The difference is that during the training phase, the DL autofocus would automatically learn optimal filters (potentially much more complex) that will outperform in less-ideal-lighting-conditions the simple image filters and custom algorithms used typically.
To collect the training data for the DL autofocus with minimal effort and with minimal human input, one could develop a relatively simple script to automatically generate the training data by first placing a regular IP PTZ in an environment that has moderate movement and bright lighting, e.g. in a shopping mall. Let the regular autofocus pick the best focal distance. Record the image and the focal distance. Change the focal distance forward/backward at different increments (deltas). Repeat with much lower exposures, e.g. 1/8000s - to simulate night time. Record the resulting images and the deltas. Repeat for different Pan-Tilt-Zoom values, randomly or by sampling. Physically move the PTZ in a different environment or repeat across lots of PTZs in different environments. To control for movement in the scene, compare before/after pictures and throw away the samples that had motion. This shouldn't take more than a couple of days to collect enough data to test whether this works, and let's say a few weeks to collect enough different environments for a robust final result (e.g. outside, different weather patterns, etc).
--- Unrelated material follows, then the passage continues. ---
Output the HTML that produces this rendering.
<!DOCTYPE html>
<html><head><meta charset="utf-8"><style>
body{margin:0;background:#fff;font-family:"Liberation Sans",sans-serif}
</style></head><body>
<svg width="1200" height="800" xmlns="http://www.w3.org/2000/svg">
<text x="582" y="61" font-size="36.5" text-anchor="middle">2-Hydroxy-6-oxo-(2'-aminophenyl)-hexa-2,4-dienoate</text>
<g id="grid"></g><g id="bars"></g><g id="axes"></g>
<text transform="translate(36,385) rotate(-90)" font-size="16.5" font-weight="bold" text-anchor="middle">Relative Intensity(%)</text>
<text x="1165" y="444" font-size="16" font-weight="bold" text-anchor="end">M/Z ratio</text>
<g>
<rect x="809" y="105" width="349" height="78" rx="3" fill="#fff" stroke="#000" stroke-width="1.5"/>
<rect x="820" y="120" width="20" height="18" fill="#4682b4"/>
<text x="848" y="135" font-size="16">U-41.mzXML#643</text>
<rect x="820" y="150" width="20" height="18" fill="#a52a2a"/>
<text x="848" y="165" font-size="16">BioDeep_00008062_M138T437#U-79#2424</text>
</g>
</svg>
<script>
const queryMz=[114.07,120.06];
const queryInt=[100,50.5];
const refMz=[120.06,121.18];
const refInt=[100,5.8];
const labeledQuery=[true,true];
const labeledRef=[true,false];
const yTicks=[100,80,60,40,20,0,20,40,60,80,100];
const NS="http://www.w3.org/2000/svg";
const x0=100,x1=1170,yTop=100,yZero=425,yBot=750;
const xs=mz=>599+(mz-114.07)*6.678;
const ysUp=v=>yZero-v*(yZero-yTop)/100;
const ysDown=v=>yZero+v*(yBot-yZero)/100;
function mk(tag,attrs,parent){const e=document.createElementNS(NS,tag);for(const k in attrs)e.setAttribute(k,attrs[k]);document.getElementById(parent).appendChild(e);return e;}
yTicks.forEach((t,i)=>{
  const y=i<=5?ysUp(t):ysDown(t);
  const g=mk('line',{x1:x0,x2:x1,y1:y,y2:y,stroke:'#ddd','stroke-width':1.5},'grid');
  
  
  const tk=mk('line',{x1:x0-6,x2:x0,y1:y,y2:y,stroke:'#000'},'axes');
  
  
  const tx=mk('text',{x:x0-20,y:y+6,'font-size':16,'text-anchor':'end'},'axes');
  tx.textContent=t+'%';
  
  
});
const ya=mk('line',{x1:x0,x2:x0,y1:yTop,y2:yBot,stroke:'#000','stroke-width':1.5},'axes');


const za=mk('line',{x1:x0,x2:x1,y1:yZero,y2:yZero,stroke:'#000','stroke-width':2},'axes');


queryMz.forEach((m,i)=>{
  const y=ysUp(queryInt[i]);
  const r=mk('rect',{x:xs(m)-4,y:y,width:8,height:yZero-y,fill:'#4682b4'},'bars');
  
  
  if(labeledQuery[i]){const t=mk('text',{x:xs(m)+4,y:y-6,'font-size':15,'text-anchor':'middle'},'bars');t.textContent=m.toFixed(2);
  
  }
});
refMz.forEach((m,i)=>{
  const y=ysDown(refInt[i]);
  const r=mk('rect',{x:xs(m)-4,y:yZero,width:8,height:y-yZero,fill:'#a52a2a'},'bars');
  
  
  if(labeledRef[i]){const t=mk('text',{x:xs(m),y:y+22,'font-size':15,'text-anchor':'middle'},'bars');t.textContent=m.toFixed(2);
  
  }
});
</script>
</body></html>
Once you have all that data, you simply need to run a typical DL training process, e.g. using TensorFlow. A simple CNN with a 3-4 layers should outperform the old-school autofocus algorithm and should learn how to compensate for the low-light. (Any architecture designed for ImageNet would probably be a good starting point, e.g. VGG.) This is the art part of DNN design that requires practice but isn't really that hard.
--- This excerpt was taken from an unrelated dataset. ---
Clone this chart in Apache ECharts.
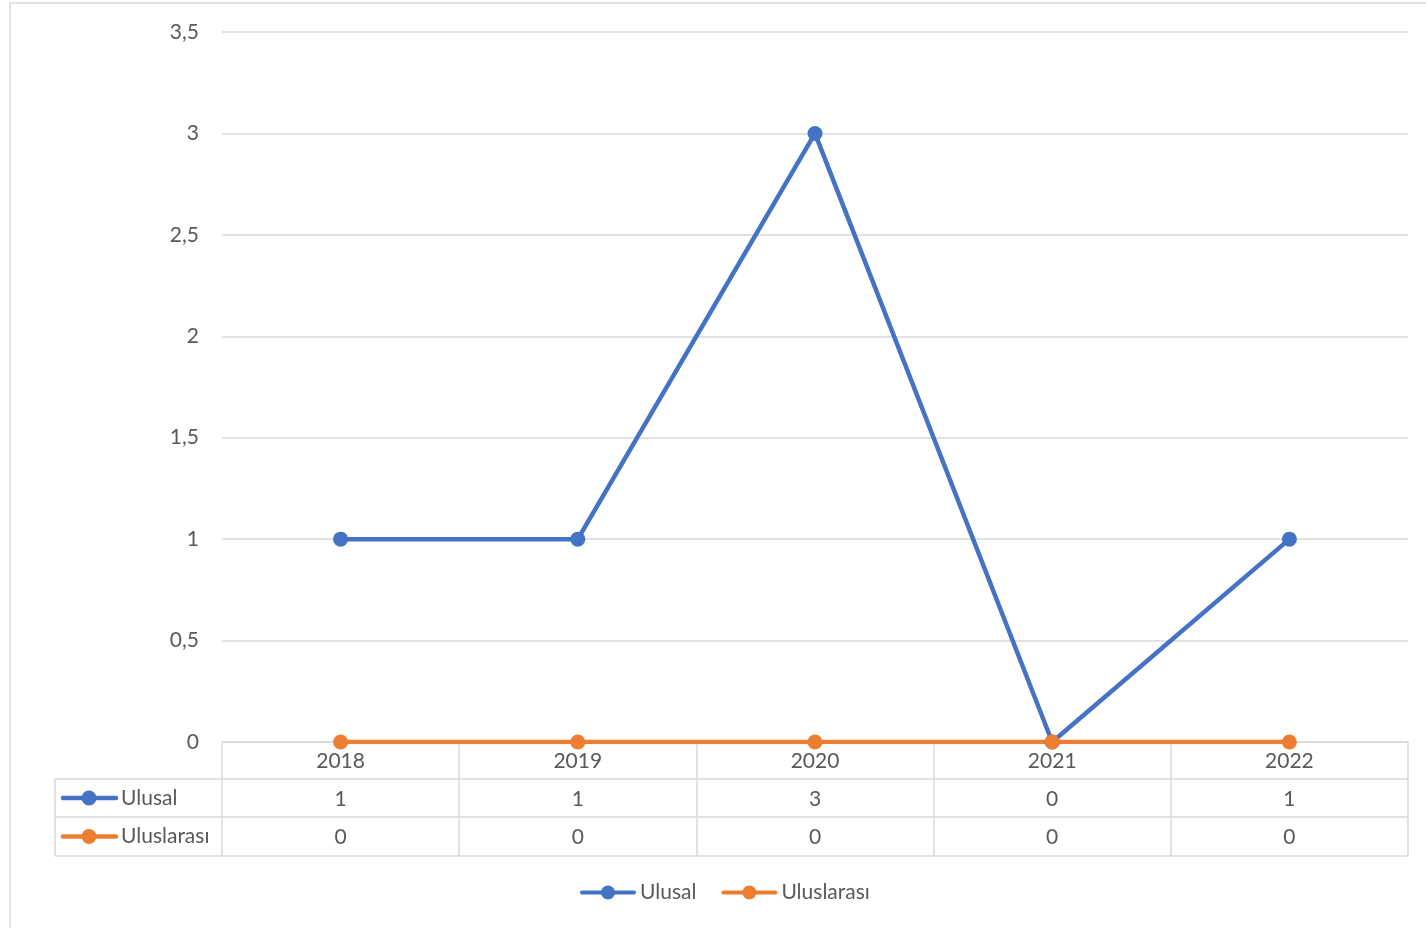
<!DOCTYPE html>
<html><head><meta charset="utf-8">
<script src="https://cdn.jsdelivr.net/npm/echarts@6/dist/echarts.min.js"></script>
<style>html,body{margin:0;padding:0;background:#fff}#c{width:1426px;height:928px}</style>
</head><body><div id="c"></div>
<script>
const years = ['2018', '2019', '2020', '2021', '2022'];
const ulusal = [1, 1, 3, 0, 1];
const uluslararasi = [0, 0, 0, 0, 0];
const seriesNames = ['Ulusal', 'Uluslarası'];
const colors = ['#4472C4', '#ED7D31'];
const yMax = 3.5, yStep = 0.5;

const FONT = 'Lato';
const FS = 21;
const TXT = '#595959';
const GRID = { left: 222, right: 18, top: 32, bottom: 186 };
const W = 1426, H = 928;
const gBottom = H - GRID.bottom;           // 742
const gRight = W - GRID.right;             // 1408
const rowH = 38;
const tableLines = [gBottom + 37, gBottom + 75, gBottom + 114];
const tableLeft = 55;
const keyIcon = 'path://M2,5 h52 a2,2 0 0 1 0,4 h-52 a2,2 0 0 1 0,-4 Z M21,7 a7,7 0 1 1 14,0 a7,7 0 1 1 -14,0 Z';

const chart = echarts.init(document.getElementById('c'), null, { renderer: 'canvas' });

const graphics = [
  { type: 'rect', z: -10, shape: { x: 10, y: 3, width: 1500, height: 1000 },
    style: { fill: 'none', stroke: '#d9d9d9', lineWidth: 1.5 } }
];
tableLines.forEach(y => graphics.push({
  type: 'line', shape: { x1: tableLeft, y1: y, x2: gRight, y2: y },
  style: { stroke: '#d9d9d9', lineWidth: 1.5 }
}));
graphics.push({ type: 'line', shape: { x1: tableLeft, y1: tableLines[0], x2: tableLeft, y2: tableLines[2] },
  style: { stroke: '#d9d9d9', lineWidth: 1.5 } });
seriesNames.forEach((n, i) => {
  const cy = (tableLines[i] + tableLines[i + 1]) / 2;
  graphics.push({ type: 'line', shape: { x1: 63, y1: cy, x2: 116, y2: cy },
    style: { stroke: colors[i], lineWidth: 4.5, lineCap: 'round' } });
  graphics.push({ type: 'circle', shape: { cx: 89, cy: cy, r: 7.5 }, style: { fill: colors[i] } });
  graphics.push({ type: 'text', x: 121, y: cy, style: { text: n, fill: TXT, font: FS + 'px ' + FONT, verticalAlign: 'middle', align: 'left' } });
});

const option = {
  animation: false,
  backgroundColor: '#fff',
  grid: GRID,
  textStyle: { fontFamily: FONT },
  legend: {
    data: seriesNames.map(n => ({ name: n, icon: keyIcon })),
    left: 580, top: 882, padding: 0,
    itemWidth: 56, itemHeight: 14, itemGap: 25,
    textStyle: { color: TXT, fontSize: FS, fontFamily: FONT, padding: [0, 0, 0, -1] }
  },
  xAxis: {
    type: 'category', data: years, boundaryGap: true,
    axisLine: { lineStyle: { color: '#d9d9d9', width: 1.5 } },
    axisTick: { show: true, length: 114, lineStyle: { color: '#d9d9d9', width: 1.5 } },
    axisLabel: {
      margin: 0, interval: 0,
      formatter: (v, idx) => [v, ulusal[idx], uluslararasi[idx]].join('\n'),
      color: TXT, fontSize: FS, fontFamily: FONT, lineHeight: rowH
    }
  },
  yAxis: {
    type: 'value', min: 0, max: yMax, interval: yStep,
    axisLine: { show: false }, axisTick: { show: false },
    splitLine: { lineStyle: { color: '#d9d9d9', width: 1.5 } },
    axisLabel: { margin: 23, color: TXT, fontSize: FS, fontFamily: FONT,
      formatter: v => String(v).replace('.', ',') }
  },
  series: [
    { name: seriesNames[0], type: 'line', data: ulusal, color: colors[0],
      symbol: 'circle', symbolSize: 15, lineStyle: { width: 4.5 }, itemStyle: { color: colors[0] } },
    { name: seriesNames[1], type: 'line', data: uluslararasi, color: colors[1],
      symbol: 'circle', symbolSize: 15, lineStyle: { width: 4.5 }, itemStyle: { color: colors[1] } }
  ],
  graphic: graphics
};
chart.setOption(option);
</script></body></html>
This basic process can be improved many ways, e.g. by running a better focal quality algorithm based on frequency distribution, by using a laser to find the ground truth (only during data collection stage), etc.
Considering how straight-forward this is, I wouldn't be surprised if there are already companies doing it, e.g. in mobile phones where the market is much bigger.
and the copy cats have just released theirs.